* Exercise requirements *
What are the lines from the one with "Reproduce this chart" through the one with "from matplotlib.patches import Rectangle", inclusive? Output them exactly, and leave out the pictures.

[Entries with chart source code]
▽
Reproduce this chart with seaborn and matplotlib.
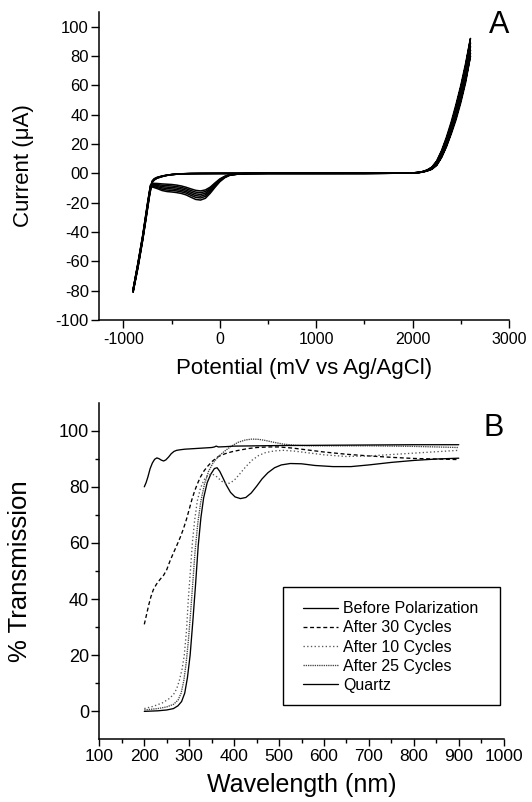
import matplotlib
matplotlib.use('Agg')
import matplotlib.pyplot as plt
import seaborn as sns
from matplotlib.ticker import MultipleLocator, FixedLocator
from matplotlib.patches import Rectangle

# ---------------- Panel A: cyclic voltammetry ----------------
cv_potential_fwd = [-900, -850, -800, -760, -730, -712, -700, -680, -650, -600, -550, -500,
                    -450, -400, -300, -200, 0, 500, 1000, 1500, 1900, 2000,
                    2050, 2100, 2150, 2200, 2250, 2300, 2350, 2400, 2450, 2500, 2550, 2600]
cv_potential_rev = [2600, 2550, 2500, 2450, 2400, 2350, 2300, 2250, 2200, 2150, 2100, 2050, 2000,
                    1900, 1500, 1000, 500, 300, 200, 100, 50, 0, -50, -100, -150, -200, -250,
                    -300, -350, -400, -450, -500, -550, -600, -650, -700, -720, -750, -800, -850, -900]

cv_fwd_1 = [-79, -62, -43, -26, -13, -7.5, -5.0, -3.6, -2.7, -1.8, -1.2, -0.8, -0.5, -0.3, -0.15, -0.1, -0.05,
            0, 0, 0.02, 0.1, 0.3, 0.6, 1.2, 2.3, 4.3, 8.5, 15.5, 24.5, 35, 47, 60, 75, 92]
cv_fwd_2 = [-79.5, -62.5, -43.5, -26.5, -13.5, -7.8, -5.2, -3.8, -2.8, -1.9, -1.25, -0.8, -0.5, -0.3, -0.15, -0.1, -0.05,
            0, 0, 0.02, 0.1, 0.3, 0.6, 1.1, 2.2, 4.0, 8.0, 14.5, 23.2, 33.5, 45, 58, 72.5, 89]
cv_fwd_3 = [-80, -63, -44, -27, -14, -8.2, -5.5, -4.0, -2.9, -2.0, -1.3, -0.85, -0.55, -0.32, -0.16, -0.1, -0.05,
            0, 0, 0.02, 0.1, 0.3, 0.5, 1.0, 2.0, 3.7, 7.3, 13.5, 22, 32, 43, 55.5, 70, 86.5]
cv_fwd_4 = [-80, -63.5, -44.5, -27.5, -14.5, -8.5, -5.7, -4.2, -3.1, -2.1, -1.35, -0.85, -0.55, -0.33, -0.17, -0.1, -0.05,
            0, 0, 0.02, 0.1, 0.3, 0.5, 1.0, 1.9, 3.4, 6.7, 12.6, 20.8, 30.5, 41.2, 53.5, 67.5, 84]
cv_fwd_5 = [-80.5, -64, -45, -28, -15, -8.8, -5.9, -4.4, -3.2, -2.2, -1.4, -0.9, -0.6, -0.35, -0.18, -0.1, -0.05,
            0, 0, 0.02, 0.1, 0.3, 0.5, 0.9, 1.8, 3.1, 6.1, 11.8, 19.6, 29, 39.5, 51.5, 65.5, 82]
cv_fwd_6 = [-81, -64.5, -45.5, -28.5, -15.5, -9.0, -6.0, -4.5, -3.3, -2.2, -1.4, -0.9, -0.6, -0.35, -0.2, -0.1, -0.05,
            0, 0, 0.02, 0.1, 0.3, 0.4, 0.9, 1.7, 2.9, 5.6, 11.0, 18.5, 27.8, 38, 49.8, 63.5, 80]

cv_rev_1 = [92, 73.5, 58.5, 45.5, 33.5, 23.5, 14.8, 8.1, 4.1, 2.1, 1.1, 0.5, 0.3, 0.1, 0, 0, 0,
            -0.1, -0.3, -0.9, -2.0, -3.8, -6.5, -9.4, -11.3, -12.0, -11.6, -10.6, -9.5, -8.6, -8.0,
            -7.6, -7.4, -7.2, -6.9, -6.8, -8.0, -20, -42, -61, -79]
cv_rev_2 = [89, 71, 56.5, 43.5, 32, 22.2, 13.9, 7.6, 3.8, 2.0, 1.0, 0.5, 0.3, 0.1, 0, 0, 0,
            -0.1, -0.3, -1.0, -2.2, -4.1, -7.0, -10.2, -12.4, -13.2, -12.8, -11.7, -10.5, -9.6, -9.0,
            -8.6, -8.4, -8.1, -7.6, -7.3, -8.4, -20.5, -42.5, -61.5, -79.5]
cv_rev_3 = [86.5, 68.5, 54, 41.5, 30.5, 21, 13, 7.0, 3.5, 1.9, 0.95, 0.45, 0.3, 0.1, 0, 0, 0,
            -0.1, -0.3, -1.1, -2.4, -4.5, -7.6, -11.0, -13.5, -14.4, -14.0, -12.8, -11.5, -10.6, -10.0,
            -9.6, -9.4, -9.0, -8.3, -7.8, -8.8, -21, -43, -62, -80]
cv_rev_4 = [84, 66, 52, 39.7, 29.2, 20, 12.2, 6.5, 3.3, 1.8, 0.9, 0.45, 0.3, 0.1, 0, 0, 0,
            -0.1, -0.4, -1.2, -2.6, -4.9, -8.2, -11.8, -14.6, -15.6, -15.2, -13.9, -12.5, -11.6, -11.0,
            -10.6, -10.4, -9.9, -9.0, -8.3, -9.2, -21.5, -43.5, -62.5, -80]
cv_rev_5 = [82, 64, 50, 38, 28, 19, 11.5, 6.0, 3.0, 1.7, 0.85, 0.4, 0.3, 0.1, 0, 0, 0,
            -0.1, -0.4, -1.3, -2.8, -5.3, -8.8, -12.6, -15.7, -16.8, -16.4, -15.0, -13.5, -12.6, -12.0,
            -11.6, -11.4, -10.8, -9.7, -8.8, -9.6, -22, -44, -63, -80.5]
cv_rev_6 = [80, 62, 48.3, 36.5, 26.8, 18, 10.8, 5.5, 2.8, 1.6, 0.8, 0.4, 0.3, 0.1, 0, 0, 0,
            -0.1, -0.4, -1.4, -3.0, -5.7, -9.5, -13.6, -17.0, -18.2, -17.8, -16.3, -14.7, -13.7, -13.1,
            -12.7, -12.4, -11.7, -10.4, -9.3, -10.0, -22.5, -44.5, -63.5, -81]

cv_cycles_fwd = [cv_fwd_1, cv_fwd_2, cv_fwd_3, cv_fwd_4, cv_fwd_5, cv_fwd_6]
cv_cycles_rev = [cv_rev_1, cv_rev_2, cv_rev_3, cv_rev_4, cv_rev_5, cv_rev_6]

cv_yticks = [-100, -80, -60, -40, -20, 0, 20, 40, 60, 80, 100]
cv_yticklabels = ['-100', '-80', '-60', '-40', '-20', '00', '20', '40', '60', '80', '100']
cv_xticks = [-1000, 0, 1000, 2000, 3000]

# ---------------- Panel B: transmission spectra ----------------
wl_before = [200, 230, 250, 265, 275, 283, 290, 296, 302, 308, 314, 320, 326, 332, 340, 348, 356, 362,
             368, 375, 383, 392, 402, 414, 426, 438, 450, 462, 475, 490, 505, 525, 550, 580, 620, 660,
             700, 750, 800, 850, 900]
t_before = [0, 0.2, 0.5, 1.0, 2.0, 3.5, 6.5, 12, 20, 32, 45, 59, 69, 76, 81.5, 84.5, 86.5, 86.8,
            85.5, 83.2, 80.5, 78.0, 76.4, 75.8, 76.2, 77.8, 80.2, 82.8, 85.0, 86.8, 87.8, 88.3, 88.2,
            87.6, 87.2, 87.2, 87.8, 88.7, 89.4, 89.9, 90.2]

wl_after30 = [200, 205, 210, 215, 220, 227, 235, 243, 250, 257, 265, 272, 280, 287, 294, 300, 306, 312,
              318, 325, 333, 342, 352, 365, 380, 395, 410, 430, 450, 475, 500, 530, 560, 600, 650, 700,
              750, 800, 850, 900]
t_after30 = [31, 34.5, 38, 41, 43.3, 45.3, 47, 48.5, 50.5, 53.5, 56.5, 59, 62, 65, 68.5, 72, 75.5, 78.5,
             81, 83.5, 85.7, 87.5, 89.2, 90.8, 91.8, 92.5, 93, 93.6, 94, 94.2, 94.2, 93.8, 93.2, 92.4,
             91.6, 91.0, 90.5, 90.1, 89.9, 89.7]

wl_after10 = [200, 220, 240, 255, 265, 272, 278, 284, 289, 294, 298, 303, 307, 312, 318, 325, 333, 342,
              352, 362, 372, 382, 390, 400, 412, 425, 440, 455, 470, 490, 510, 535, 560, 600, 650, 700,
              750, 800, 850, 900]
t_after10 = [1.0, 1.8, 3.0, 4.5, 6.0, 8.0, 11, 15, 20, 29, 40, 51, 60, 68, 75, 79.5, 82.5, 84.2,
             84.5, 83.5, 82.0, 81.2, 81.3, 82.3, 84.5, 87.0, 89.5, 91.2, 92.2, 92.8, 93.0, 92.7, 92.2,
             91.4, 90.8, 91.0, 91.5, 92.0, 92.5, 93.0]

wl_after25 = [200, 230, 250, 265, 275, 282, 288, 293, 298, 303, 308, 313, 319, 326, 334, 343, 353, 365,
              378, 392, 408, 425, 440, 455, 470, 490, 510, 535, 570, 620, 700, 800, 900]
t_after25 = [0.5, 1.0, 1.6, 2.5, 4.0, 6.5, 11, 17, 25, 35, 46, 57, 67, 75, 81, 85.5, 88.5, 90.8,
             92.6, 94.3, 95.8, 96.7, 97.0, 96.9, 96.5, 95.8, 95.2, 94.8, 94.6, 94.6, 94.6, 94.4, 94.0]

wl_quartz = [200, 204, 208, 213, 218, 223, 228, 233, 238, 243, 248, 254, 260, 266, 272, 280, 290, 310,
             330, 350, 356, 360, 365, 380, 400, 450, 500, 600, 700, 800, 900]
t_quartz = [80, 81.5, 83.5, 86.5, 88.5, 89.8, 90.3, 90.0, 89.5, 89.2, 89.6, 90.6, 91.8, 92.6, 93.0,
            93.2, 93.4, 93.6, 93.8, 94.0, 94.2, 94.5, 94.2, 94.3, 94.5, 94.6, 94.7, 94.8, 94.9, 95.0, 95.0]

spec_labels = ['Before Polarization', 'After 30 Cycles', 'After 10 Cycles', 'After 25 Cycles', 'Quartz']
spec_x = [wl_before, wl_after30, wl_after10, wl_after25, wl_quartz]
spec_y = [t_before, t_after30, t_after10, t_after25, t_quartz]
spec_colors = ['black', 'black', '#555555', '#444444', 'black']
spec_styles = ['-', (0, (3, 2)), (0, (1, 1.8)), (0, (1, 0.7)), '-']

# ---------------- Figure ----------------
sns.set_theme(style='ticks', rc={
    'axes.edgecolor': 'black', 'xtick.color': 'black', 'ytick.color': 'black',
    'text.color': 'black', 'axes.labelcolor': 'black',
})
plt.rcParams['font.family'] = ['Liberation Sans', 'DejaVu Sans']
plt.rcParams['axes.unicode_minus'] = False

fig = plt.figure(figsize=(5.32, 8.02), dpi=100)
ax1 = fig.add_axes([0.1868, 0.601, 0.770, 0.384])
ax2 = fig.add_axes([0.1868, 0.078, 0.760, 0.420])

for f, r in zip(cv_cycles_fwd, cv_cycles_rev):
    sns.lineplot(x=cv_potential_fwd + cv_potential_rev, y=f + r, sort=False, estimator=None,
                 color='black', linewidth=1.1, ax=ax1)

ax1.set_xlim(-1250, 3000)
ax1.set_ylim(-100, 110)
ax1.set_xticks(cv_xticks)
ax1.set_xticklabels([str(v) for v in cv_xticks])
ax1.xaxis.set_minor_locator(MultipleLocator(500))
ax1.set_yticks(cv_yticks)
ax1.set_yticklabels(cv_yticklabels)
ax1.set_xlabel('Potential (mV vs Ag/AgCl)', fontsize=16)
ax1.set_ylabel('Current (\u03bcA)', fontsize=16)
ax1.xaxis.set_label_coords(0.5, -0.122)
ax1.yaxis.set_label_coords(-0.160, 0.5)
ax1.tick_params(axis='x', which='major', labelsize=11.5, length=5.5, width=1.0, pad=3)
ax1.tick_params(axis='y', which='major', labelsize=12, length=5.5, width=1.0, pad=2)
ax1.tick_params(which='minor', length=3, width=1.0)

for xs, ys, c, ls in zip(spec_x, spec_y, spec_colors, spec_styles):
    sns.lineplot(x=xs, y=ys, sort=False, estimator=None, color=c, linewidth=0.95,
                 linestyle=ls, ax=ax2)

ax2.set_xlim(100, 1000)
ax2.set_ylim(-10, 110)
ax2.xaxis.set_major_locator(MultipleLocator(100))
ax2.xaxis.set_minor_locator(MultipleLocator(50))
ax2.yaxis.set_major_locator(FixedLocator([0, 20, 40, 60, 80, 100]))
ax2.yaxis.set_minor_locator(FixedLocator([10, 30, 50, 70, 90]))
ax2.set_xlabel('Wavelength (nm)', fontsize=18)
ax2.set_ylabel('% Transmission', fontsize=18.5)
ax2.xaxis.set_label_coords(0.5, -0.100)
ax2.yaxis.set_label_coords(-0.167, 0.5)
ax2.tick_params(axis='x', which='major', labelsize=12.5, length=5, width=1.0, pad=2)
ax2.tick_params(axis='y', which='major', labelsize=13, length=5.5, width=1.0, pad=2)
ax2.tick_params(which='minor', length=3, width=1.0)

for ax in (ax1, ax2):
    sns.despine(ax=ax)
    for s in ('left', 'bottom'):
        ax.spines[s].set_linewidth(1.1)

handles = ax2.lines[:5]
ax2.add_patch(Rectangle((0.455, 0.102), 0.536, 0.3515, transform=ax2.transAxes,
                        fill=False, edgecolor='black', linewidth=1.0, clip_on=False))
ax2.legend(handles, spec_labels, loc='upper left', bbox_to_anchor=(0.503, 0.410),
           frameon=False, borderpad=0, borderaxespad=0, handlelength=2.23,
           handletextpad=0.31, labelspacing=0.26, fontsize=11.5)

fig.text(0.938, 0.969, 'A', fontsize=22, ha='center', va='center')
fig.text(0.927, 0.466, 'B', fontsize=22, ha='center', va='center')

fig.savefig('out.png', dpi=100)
△
▽
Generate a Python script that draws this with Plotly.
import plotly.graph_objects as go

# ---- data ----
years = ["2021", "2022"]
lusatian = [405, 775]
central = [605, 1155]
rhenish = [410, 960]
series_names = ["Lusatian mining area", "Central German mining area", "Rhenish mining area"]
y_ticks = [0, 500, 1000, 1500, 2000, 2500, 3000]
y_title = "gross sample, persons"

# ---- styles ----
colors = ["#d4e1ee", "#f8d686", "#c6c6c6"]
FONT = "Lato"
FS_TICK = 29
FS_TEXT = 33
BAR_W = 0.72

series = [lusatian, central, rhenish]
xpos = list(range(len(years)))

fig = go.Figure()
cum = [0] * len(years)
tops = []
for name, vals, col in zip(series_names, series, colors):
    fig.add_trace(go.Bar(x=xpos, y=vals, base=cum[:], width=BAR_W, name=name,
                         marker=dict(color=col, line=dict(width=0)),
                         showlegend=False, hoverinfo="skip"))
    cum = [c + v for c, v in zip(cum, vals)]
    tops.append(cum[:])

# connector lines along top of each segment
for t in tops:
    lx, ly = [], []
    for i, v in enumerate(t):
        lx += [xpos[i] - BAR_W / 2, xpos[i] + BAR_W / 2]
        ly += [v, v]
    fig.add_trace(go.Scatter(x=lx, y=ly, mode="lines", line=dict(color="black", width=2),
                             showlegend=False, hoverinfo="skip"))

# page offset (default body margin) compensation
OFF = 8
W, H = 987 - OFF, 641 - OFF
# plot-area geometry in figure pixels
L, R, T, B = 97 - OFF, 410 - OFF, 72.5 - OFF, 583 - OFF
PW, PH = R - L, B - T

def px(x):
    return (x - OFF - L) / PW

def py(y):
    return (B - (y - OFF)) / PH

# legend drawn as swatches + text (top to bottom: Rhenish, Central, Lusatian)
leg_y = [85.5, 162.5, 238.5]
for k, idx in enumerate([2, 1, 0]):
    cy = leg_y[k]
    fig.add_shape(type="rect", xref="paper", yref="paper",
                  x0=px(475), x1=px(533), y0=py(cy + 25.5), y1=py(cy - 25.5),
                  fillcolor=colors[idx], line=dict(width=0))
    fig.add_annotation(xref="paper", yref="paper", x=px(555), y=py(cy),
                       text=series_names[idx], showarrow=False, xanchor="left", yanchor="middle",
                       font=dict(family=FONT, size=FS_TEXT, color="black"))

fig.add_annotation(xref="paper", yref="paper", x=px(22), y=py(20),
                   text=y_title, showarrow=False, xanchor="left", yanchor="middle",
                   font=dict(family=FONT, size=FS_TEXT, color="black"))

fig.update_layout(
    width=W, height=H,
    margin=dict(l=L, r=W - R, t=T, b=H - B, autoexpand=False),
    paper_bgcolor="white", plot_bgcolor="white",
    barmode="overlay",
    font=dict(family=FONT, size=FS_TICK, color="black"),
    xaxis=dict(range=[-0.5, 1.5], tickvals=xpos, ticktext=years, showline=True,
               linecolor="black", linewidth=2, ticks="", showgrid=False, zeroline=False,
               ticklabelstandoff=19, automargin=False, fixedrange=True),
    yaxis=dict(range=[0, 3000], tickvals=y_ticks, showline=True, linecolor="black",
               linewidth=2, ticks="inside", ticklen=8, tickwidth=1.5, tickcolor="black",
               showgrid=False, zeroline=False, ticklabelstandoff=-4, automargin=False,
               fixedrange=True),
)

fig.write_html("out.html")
△
* Full answer *
Reproduce this chart with seaborn and matplotlib.
import matplotlib
matplotlib.use('Agg')
import matplotlib.pyplot as plt
import seaborn as sns
from matplotlib.ticker import MultipleLocator, FixedLocator
from matplotlib.patches import Rectangle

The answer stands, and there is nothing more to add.